Exercise instructions: Can you set down, exactly as they appear below, the lines from the opening of the material through the one bearing "plt.rcParams['axes.formatter.use_mathtext'] = True", minus the pictures?

Raw data:
◆ ◆ ◆ ◆ ◆

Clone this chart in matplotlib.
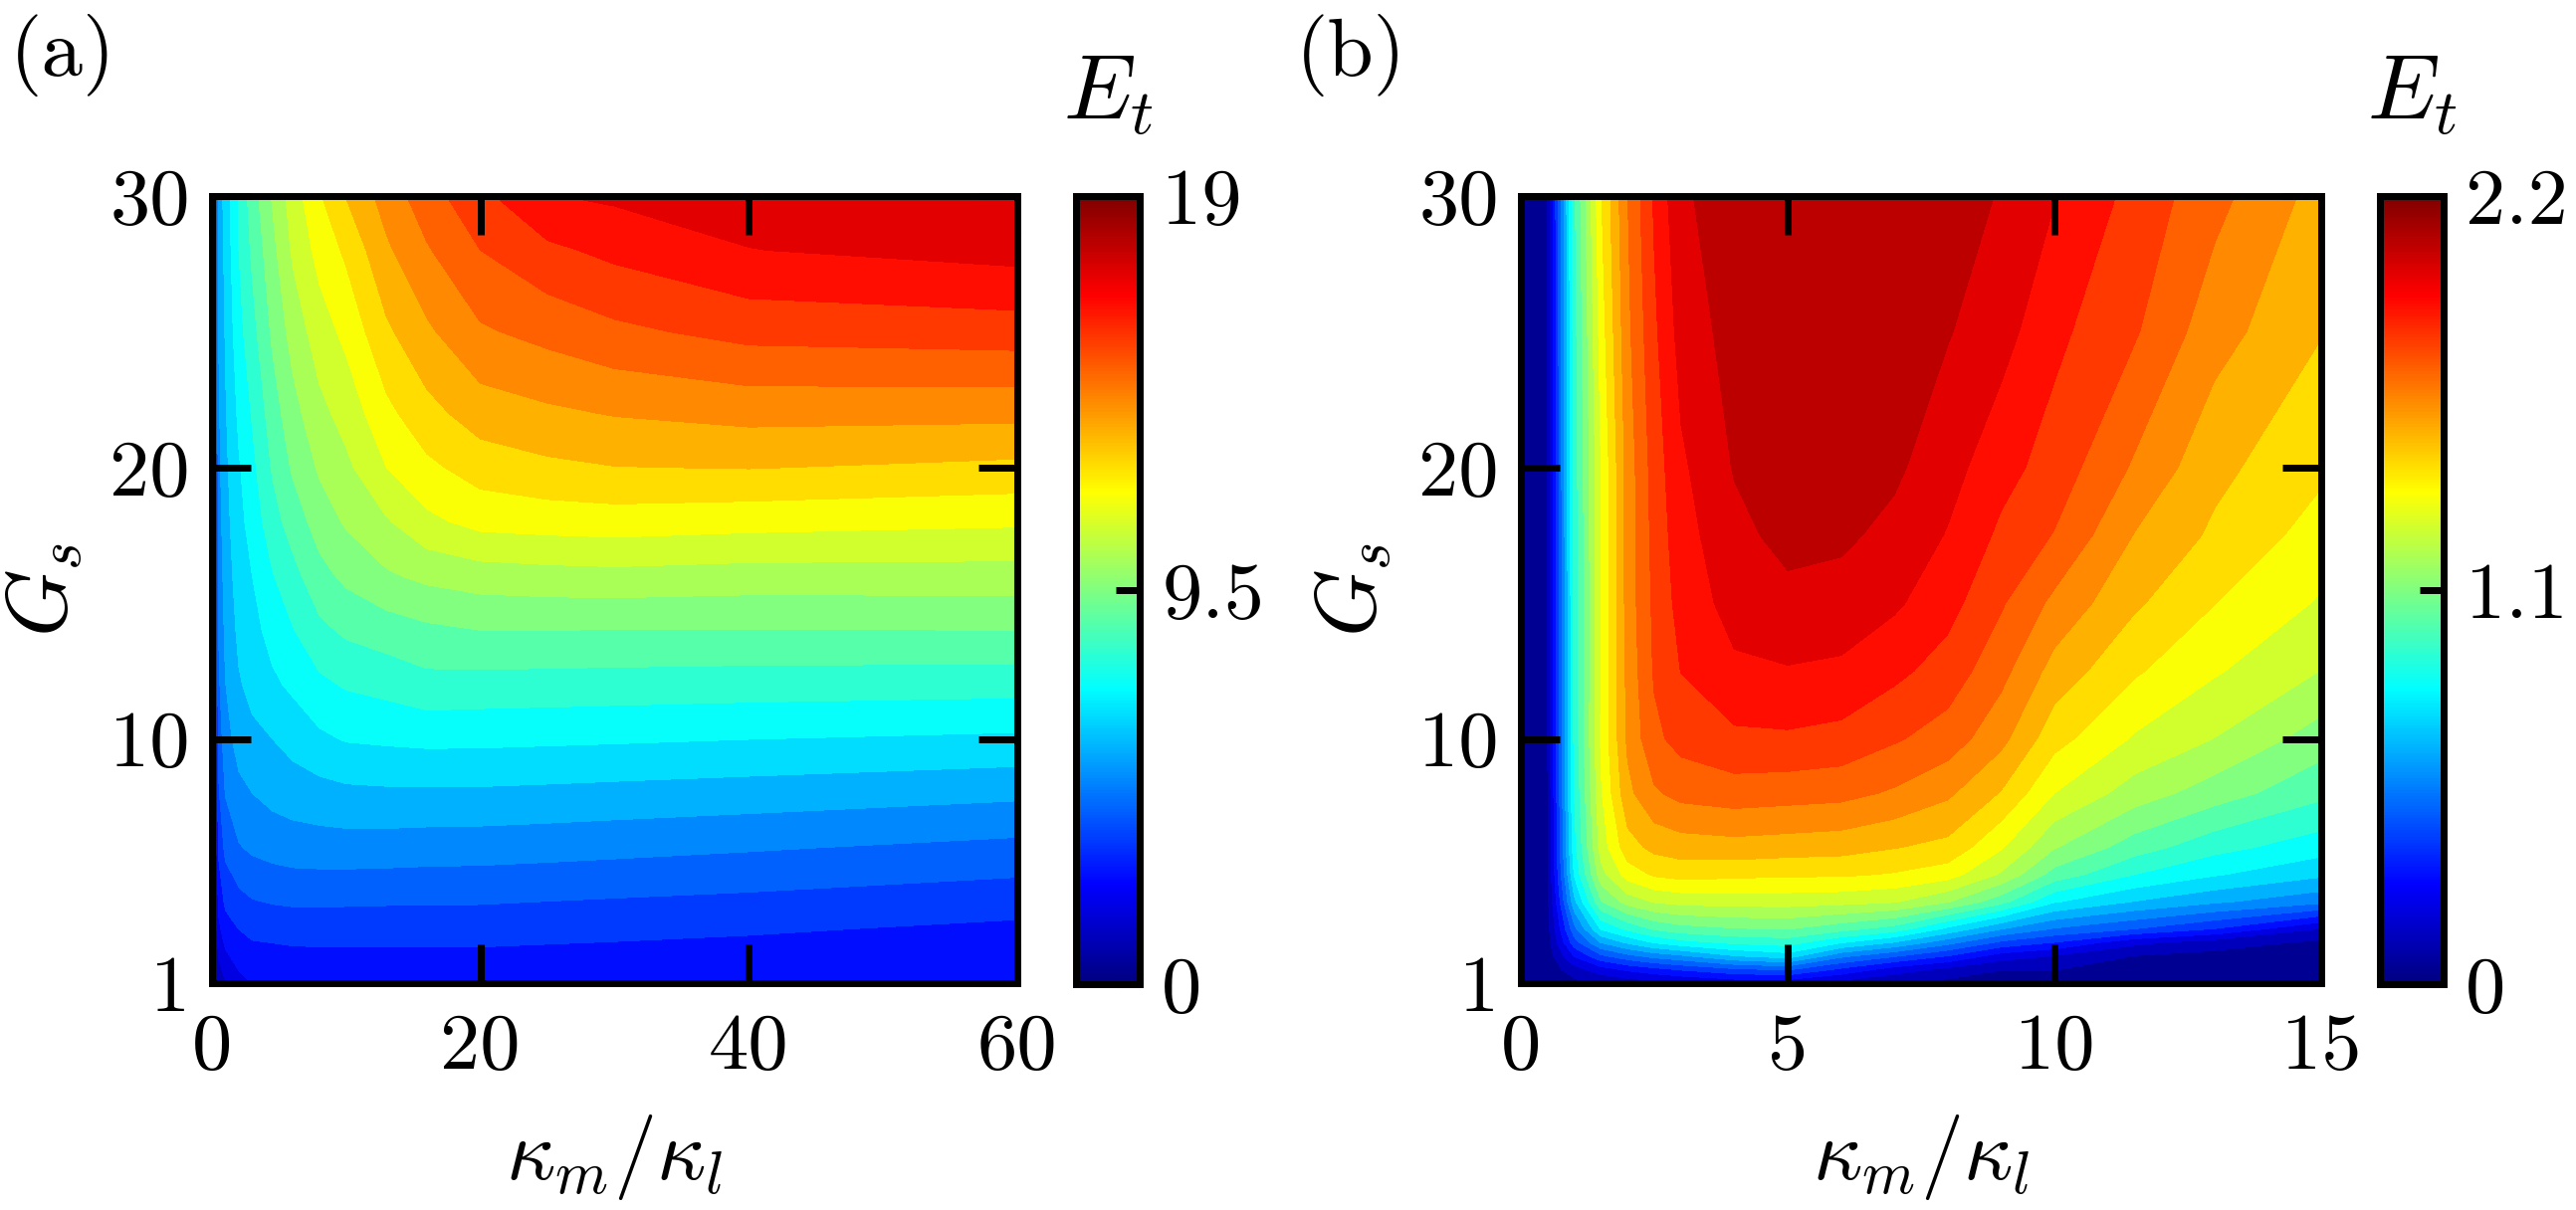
import numpy as np
import matplotlib.pyplot as plt
from matplotlib.colors import LinearSegmentedColormap, Normalize
from matplotlib.cm import ScalarMappable

plt.rcParams['font.family'] = 'serif'
plt.rcParams['font.serif'] = ['cmr10']
plt.rcParams['mathtext.fontset'] = 'cm'
plt.rcParams['axes.formatter.use_mathtext'] = True

# ---- panel (a): E_t on a grid (rows = G_s) ----
ka_x = [0, 0.5, 1, 2, 3, 4.5, 6, 8, 10, 13, 16, 20, 25, 30, 40, 60]
gs_a = [1, 2, 3, 4, 6, 8, 10, 12, 14, 16, 18, 20, 22, 25, 28, 30]
et_a = [
    [0, 1.0, 1.5, 2.05, 2.3, 2.4, 2.45, 2.5, 2.5, 2.5, 2.5, 2.5, 2.48, 2.45, 2.4, 2.3],
    [0, 1.6, 2.15, 2.55, 2.75, 2.8, 2.85, 2.87, 2.88, 2.88, 2.88, 2.88, 2.84, 2.8, 2.72, 2.6],
    [0, 2.1, 2.7, 3.05, 3.25, 3.3, 3.36, 3.37, 3.38, 3.37, 3.37, 3.36, 3.3, 3.25, 3.14, 2.88],
    [0, 2.5, 3.2, 3.55, 3.75, 3.85, 3.9, 3.9, 3.89, 3.87, 3.87, 3.85, 3.79, 3.73, 3.62, 3.35],
    [0, 3.2, 4.0, 4.5, 4.7, 4.85, 4.95, 4.99, 5.0, 4.98, 4.93, 4.91, 4.85, 4.78, 4.64, 4.35],
    [0, 3.7, 4.6, 5.1, 5.32, 5.55, 5.68, 5.8, 5.91, 5.95, 5.96, 5.95, 5.9, 5.84, 5.73, 5.48],
    [0, 4.1, 5.0, 5.65, 5.9, 6.08, 6.35, 6.69, 6.9, 6.97, 7.03, 7.02, 6.98, 6.94, 6.85, 6.70],
    [0, 4.4, 5.3, 6.0, 6.3, 6.7, 6.98, 7.43, 7.68, 7.85, 8.11, 8.06, 8.04, 8.01, 7.96, 7.89],
    [0, 4.6, 5.5, 6.25, 6.6, 7.1, 7.55, 8.17, 8.5, 8.74, 8.96, 9.12, 9.12, 9.1, 9.09, 9.12],
    [0, 4.8, 5.65, 6.45, 6.84, 7.55, 8.1, 8.86, 9.3, 9.77, 10.06, 10.26, 10.35, 10.4, 10.3, 10.3],
    [0, 4.95, 5.8, 6.6, 7.15, 8.05, 8.7, 9.46, 9.98, 10.56, 11.22, 11.65, 11.74, 11.8, 11.68, 11.52],
    [0, 5.1, 5.9, 6.76, 7.4, 8.44, 9.22, 9.99, 10.47, 11.4, 11.99, 12.5, 12.76, 12.9, 12.95, 12.74],
    [0, 5.2, 6.0, 7.0, 7.67, 8.75, 9.6, 10.42, 10.93, 11.96, 12.66, 13.3, 13.54, 13.73, 13.93, 13.89],
    [0, 5.35, 6.15, 7.35, 8.1, 9.25, 10.17, 11.04, 11.6, 12.78, 13.54, 14.34, 14.68, 15.03, 15.45, 15.59],
    [0, 5.5, 6.3, 7.6, 8.5, 9.65, 10.75, 11.66, 12.3, 13.55, 14.36, 15.2, 15.8, 16.15, 16.7, 17.0],
    [0, 5.6, 6.4, 7.7, 8.75, 9.95, 11.0, 12.08, 12.95, 14.0, 14.87, 15.76, 16.68, 16.85, 17.05, 17.35],
]

# ---- panel (b) ----
kb_x = [0, 0.5, 1, 1.5, 2, 2.5, 3, 4, 5, 6, 7, 8, 9, 10, 11.5, 13, 15]
gs_b = [1, 1.5, 2, 2.5, 3, 4, 5, 6, 8, 10, 12.5, 15, 17.5, 20, 25, 30]
et_b = [
    [0, 0.02, 0.06, 0.1, 0.12, 0.14, 0.16, 0.2, 0.2, 0.14, 0.09, 0.06, 0.05, 0.05, 0.04, 0.04, 0.04],
    [0, 0.03, 0.14, 0.22, 0.28, 0.32, 0.36, 0.42, 0.45, 0.33, 0.22, 0.15, 0.09, 0.09, 0.06, 0.05, 0.05],
    [0, 0.04, 0.27, 0.42, 0.5, 0.56, 0.6, 0.7, 0.75, 0.55, 0.45, 0.35, 0.22, 0.17, 0.085, 0.06, 0.06],
    [0, 0.05, 0.4, 0.62, 0.72, 0.8, 0.85, 0.9, 0.92, 0.8, 0.7, 0.56, 0.42, 0.35, 0.2, 0.13, 0.07],
    [0, 0.055, 0.5, 0.8, 0.9, 0.98, 1.02, 1.05, 1.06, 1.0, 0.93, 0.77, 0.62, 0.52, 0.44, 0.35, 0.17],
    [0, 0.065, 0.68, 1.05, 1.18, 1.24, 1.26, 1.27, 1.27, 1.26, 1.24, 1.15, 1.0, 0.8, 0.70, 0.63, 0.55],
    [0, 0.07, 0.8, 1.2, 1.36, 1.42, 1.44, 1.43, 1.42, 1.42, 1.40, 1.36, 1.22, 1.02, 0.88, 0.80, 0.72],
    [0, 0.075, 0.85, 1.27, 1.46, 1.52, 1.54, 1.55, 1.54, 1.53, 1.50, 1.47, 1.33, 1.15, 1.01, 0.91, 0.83],
    [0, 0.08, 0.88, 1.31, 1.56, 1.66, 1.70, 1.72, 1.71, 1.70, 1.66, 1.60, 1.49, 1.32, 1.19, 1.10, 0.99],
    [0, 0.085, 0.9, 1.33, 1.60, 1.74, 1.79, 1.83, 1.835, 1.82, 1.77, 1.72, 1.61, 1.44, 1.31, 1.23, 1.10],
    [0, 0.09, 0.9, 1.32, 1.61, 1.77, 1.85, 1.92, 1.93, 1.92, 1.87, 1.81, 1.70, 1.55, 1.42, 1.33, 1.23],
    [0, 0.09, 0.9, 1.32, 1.62, 1.78, 1.88, 1.97, 2.0, 1.99, 1.95, 1.88, 1.77, 1.65, 1.51, 1.41, 1.31],
    [0, 0.09, 0.91, 1.32, 1.62, 1.79, 1.90, 2.00, 2.05, 2.04, 2.0, 1.93, 1.83, 1.755, 1.58, 1.48, 1.37],
    [0, 0.09, 0.92, 1.32, 1.62, 1.80, 1.92, 2.03, 2.07, 2.07, 2.04, 1.97, 1.88, 1.81, 1.66, 1.52, 1.425],
    [0, 0.09, 0.93, 1.36, 1.65, 1.83, 1.97, 2.06, 2.09, 2.09, 2.07, 2.03, 1.97, 1.87, 1.77, 1.62, 1.50],
    [0, 0.09, 0.95, 1.40, 1.67, 1.86, 2.01, 2.07, 2.09, 2.09, 2.08, 2.05, 2.02, 1.94, 1.82, 1.70, 1.55],
]

W, H = 2588, 1216
jet = LinearSegmentedColormap.from_list(
    'mjet', [(0, (0, 0, 0.5)), (0.125, (0, 0, 1)), (0.375, (0, 1, 1)),
             (0.625, (1, 1, 0)), (0.875, (1, 0, 0)), (1, (0.5, 0, 0))])

fig = plt.figure(figsize=(W / 100, H / 100), dpi=100)


def rect(x0, x1, y0, y1):
    return [x0 / W, 1 - y1 / H, (x1 - x0) / W, (y1 - y0) / H]


def panel(px, cbx, x, g, e, vmax, xticks, cbticks, cblabels, tag, tagx):
    ax = fig.add_axes(rect(px[0], px[1], 197, 988))
    norm = Normalize(0, vmax)
    ax.contourf(x, g, np.array(e), levels=np.linspace(0, vmax, 26),
                cmap=jet, norm=norm)
    ax.set_xlim(x[0], x[-1])
    ax.set_ylim(1, 30)
    ax.set_xticks(xticks)
    ax.set_xticklabels([str(t) for t in xticks])
    ax.set_yticks([1, 10, 20, 30])
    ax.set_yticklabels(['1', '10', '20', '30'])
    ax.tick_params(direction='in', length=28, width=5, top=True, right=True,
                   labelsize=58)
    ax.tick_params(axis='x', pad=22)
    ax.tick_params(axis='y', pad=16)
    for s in ax.spines.values():
        s.set_linewidth(5)
    ax.set_xlabel(r'$\kappa_m/\kappa_l$', fontsize=62, labelpad=20)
    ax.set_ylabel(r'$G_s$', fontsize=62, labelpad=18)

    cax = fig.add_axes(rect(cbx[0], cbx[1], 197, 989))
    cb = fig.colorbar(ScalarMappable(norm=norm, cmap=jet), cax=cax)
    cb.set_ticks(cbticks)
    cb.set_ticklabels(cblabels)
    cb.outline.set_linewidth(5)
    cax.tick_params(direction='in', length=17, width=5, labelsize=58, pad=16)
    fig.text((cbx[0] + cbx[1]) / 2 / W, 1 - 119 / H, r'$E_t$', fontsize=66,
             ha='center', va='baseline')
    fig.text(tagx / W, 1 - 14 / H, tag, fontsize=60, ha='left', va='top')


panel((213, 1022), (1081, 1145), ka_x, gs_a, et_a, 19, [0, 20, 40, 60],
      [0, 9.5, 19], ['0', '9.5', '19'], '(a)', 10)
panel((1528, 2332), (2391, 2455), kb_x, gs_b, et_b, 2.2, [0, 5, 10, 15],
      [0, 1.1, 2.2], ['0', '1.1', '2.2'], '(b)', 1302)

fig.savefig('out.png', dpi=100)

◆ ◆ ◆ ◆ ◆

Solution below:
Clone this chart in matplotlib.
import numpy as np
import matplotlib.pyplot as plt
from matplotlib.colors import LinearSegmentedColormap, Normalize
from matplotlib.cm import ScalarMappable

plt.rcParams['font.family'] = 'serif'
plt.rcParams['font.serif'] = ['cmr10']
plt.rcParams['mathtext.fontset'] = 'cm'
plt.rcParams['axes.formatter.use_mathtext'] = True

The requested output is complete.